Are you one of the many people out there seeking more meaningful work and possibly even considering ditching your 9 to 5 to start (or work for) a social enterprise venture?
So what’s holding you back?
Based on my own experience, I’m guessing it’s the fear of the unknown and the nagging uncertainty of whether or not you have what it takes to become a success.
Over the past year, I’ve interviewed many successful social entrepreneurs and startup founders for my blog globesprouting and I’ve noticed a definite pattern emerge – there are certain qualities they all seem to possess.
Based on my findings, following are some of what I believe are the top indicators that you’ll be a successful social entrepreneur, along with resources to help you develop the traits you might need to work on a bit more:
1: You’ve got dollars and sense
Great ideas and a burning passion will only take you so far.
Tyler Gage, co-founder at Runa, probably summed it up the best during a recent interview: “I think as a social entrepreneur, my biggest piece of advice is to focus on the business first.
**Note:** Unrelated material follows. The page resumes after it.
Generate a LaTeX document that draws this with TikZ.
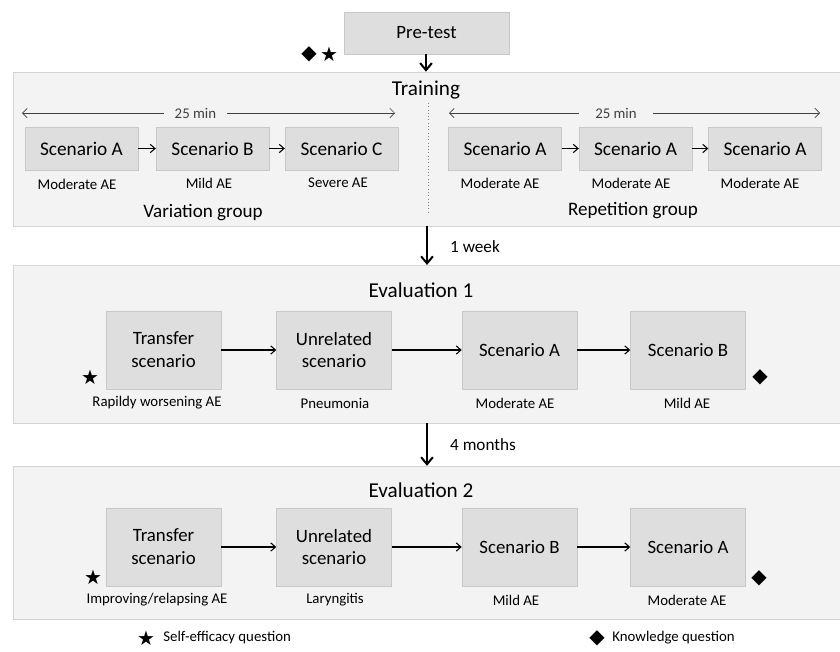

Ultimately if you have a really great social mission but the fundamental operations or business of what you’re doing isn’t viable, then you can’t really help anybody.”
And Tyler’s right (of course). Unlike a not-for-profit which solely relies on donations and tax breaks, a social enterprise is a business. And the more money the business makes, the more people it can help.
If you’re looking for a crash course to refine your startup business skills (outside of the traditional social enterprise resources that organizations like Acumen offer) I’d suggest checking out General Assembly’s class schedule. With physical locations in major cities around the world, in addition to online options, General Assembly has a solid reputation teaching entrepreneurs real-life skills. There’s plenty of classes to choose from, ranging from project management to seed-funding to marketing.
2: ‘Tenacity’ is your middle name
Launching a social enterprise (or any startup for that matter) is hard work – to say the very least. Especially if you find yourself working in a completely new industry, like Lazlo founder Christian Birky.
But Christian didn’t let the fact that he had no prior fashion experience stop him from launching successful ethical fashion startup that directly benefits former inmates.
Being able to teach yourself the ropes is mandatory. Which means you’ll not only need to be tenacious in your approach but also understand how to best utilize all of your resources on a shoestring budget.
Check out UnLtd’s Strategies for Operating on a Shoestring if you need more guidance.
3: You take things personally
Obviously the world of social enterprise attracts people looking for more meaningful work. But be careful not to confuse working for a cause with something you’re personally passionate about.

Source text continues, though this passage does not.